On China, Secret Intelligence Service (ASIS) Director-General Paul Symon said he saw signs of growing discontent with a rigid domestic political system, which he suggested could lead to more Chinese officials offering information.
Symon was speaking at the Lowy Institute think tank weeks after the Solomons Island signed a security pact with China, worrying Western allies who are concerned it could provide a gateway for a Chinese military presence in the Pacific.
“I see in our region the extent to which democratic systems … can be manipulated (and) political leaders can be … directed and controlled, can take advantage of largesse that has been showered upon them,” Symon said without identifying any countries or elaborating on what he meant by largesse.
Symon stressed the significance of the implications of the security pact for the Solomon Islands and the wider region.
“What is going on at the moment is a big deal. It’s a big deal for Australia, it’s a big deal for the region and I think for the mothers and many of the ordinary citizens of the Solomon Islands it’s a very big deal,” Symon said to an audience which included MI6 chief Richard Moore.
The pact has become an issue in Australia’s election campaign, with the government defending itself against accusations of a major foreign policy failure.
Details of the pact have not been disclosed, although Solomon Islands Prime Minister Manasseh Sogavare says it covers Chinese police assisting with social order and protecting Chinese infrastructure.
China has said the agreement calls for it to help the Solomon Islands maintain social order and cope with natural disasters and humanitarian relief and does not pose a risk to any other countries.
In 2003, at the request of the Solomon Islands then prime minister, Allan Kemakeza, Australia led a decade-long regional peacekeeping mission to the country to help restore stability and security after unrest.

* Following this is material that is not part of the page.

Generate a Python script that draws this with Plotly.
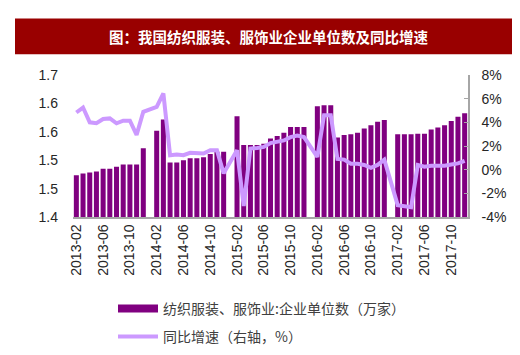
import pandas as pd
import plotly.graph_objects as go

# ---- data ----
months = [p.strftime("%Y-%m") for p in pd.period_range("2013-02", "2017-12", freq="M")]

units = [1.488, 1.492, 1.494, 1.496, 1.502, 1.502, 1.506, 1.511, 1.511, 1.511, 1.545,
         None,
         1.582, 1.606, 1.515, 1.515, 1.520, 1.524, 1.524, 1.526, 1.533, 1.538, 1.538,
         None,
         1.613, 1.552, 1.552, 1.552, 1.555, 1.566, 1.571, 1.578, 1.590, 1.590, 1.590,
         None,
         1.634, 1.636, 1.636, 1.568, 1.573, 1.575, 1.578, 1.587, 1.594, 1.601, 1.605,
         None,
         1.575, 1.575, 1.575, 1.576, 1.576, 1.585, 1.589, 1.594, 1.603, 1.612, 1.619]

growth = [4.83, 5.25, 4.00, 3.92, 4.28, 4.33, 3.92, 4.14, 4.14, 2.94, 4.89,
          None,
          5.31, 6.44, 1.22, 1.28, 1.22, 1.42, 1.42, 1.36, 1.64, 1.64, -0.31,
          None,
          1.64, -3.08, 1.78, 1.83, 1.92, 2.25, 2.33, 2.47, 2.75, 2.89, 2.75,
          None,
          1.08, 4.60, 4.60, 0.90, 0.85, 0.50, 0.50, 0.40, 0.15, 0.40, 0.85,
          None,
          -3.00, -3.08, -3.17, 0.39, 0.25, 0.33, 0.33, 0.33, 0.44, 0.53, 0.75]

x_tickvals = months[::4]
y1_tickvals = [1.40, 1.46, 1.52, 1.58, 1.64, 1.70]
y1_ticktext = ["1.4", "1.5", "1.5", "1.6", "1.6", "1.7"]
y2_tickvals = [-4, -2, 0, 2, 4, 6, 8]
y2_ticktext = ["-4%", "-2%", "0%", "2%", "4%", "6%", "8%"]

name_bar = "纺织服装、服饰业:企业单位数（万家）"
name_line = "同比增速（右轴，%）"
title_text = "图：我国纺织服装、服饰业企业单位数及同比增速"

# ---- styles ----
BAR_COLOR = "#800080"
LINE_COLOR = "#CC99FF"
TITLE_BG = "#990000"
AXIS_GREY = "#A6A6A6"
TXT = "#262626"
num_font = dict(family="Arial, Liberation Sans, sans-serif", size=14, color=TXT)
cjk_font = dict(family="Noto Sans CJK SC, sans-serif", size=14, color="#404040")

fig = go.Figure()
fig.add_trace(go.Bar(x=months, y=units, marker=dict(color=BAR_COLOR, line=dict(width=0)),
                     name=name_bar, showlegend=False, yaxis="y"))
fig.add_trace(go.Scatter(x=[None], y=[None], mode="lines", name=name_bar,
                         line=dict(color=BAR_COLOR, width=8), legend="legend", showlegend=True))
fig.add_trace(go.Scatter(x=months, y=growth, mode="lines", name=name_line, yaxis="y2",
                         connectgaps=True, line=dict(color=LINE_COLOR, width=4),
                         legend="legend2", showlegend=True))

L, R, T, B = 65, 60, 67, 145
W, H = 520, 355
pw, ph = W - L - R, H - T - B

def px_x(px):
    return (px - L) / pw

def px_y(py):
    return (H - B - py) / ph

fig.update_layout(
    width=W, height=H,
    margin=dict(l=L, r=R, t=T, b=B),
    paper_bgcolor="white", plot_bgcolor="white",
    bargap=0.25,
    xaxis=dict(type="category", categoryorder="array", categoryarray=months,
               tickmode="array", tickvals=x_tickvals, tickangle=-90,
               tickfont=num_font, showline=True, linecolor=AXIS_GREY, linewidth=1.5,
               showgrid=False, zeroline=False, ticks=""),
    yaxis=dict(range=[1.4, 1.7], tickmode="array", tickvals=y1_tickvals, ticktext=y1_ticktext,
               tickfont=num_font, showgrid=False, zeroline=False, showline=False,
               ticks="", ticklabelstandoff=14),
    yaxis2=dict(range=[-4, 8], overlaying="y", side="right", tickmode="array",
                tickvals=y2_tickvals, ticktext=y2_ticktext, tickfont=num_font,
                showgrid=False, zeroline=False, showline=True, linecolor=AXIS_GREY,
                linewidth=1.5, ticks="inside", ticklen=4, tickcolor=AXIS_GREY,
                ticklabelstandoff=9),
    legend=dict(x=px_x(105), y=px_y(301), xanchor="left", yanchor="middle",
                font=cjk_font, bgcolor="rgba(0,0,0,0)", itemwidth=40),
    legend2=dict(x=px_x(105), y=px_y(329), xanchor="left", yanchor="middle",
                 font=cjk_font, bgcolor="rgba(0,0,0,0)", itemwidth=40),
    shapes=[dict(type="rect", xref="paper", yref="paper",
                 x0=px_x(7), x1=px_x(512), y0=px_y(46), y1=px_y(10),
                 fillcolor=TITLE_BG, line=dict(width=0), layer="below")],
    annotations=[dict(text="<b>" + title_text + "</b>", xref="paper", yref="paper",
                      x=px_x(260.5), y=px_y(28), xanchor="center", yanchor="middle",
                      showarrow=False,
                      font=dict(family="Noto Sans CJK SC, sans-serif", size=14.5, color="white"))],
)

fig.write_html("out.html")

Symon was among a delegation that met Kemakeza in 2003 to get approval for the mission, in which foreign forces were deployed under the command of the Solomons government, with objectives including removing illegal guns from the community and cracking down on corruption.
Two decades on, he said there was a “very different dynamic” in the Solomon Islands.
“There are pressures, there are offers that are causing concerns,” he said.
On China, Symon said its domestic political system, which he described as an “enforced monoculture”, was stirring domestic discontent.
“We don’t yet know exactly how that will play out, but what we’re seeing is more and more signs of officials, individuals interested in a relationship … a very real concern about their culture, a lack of diversity in their culture,” he said.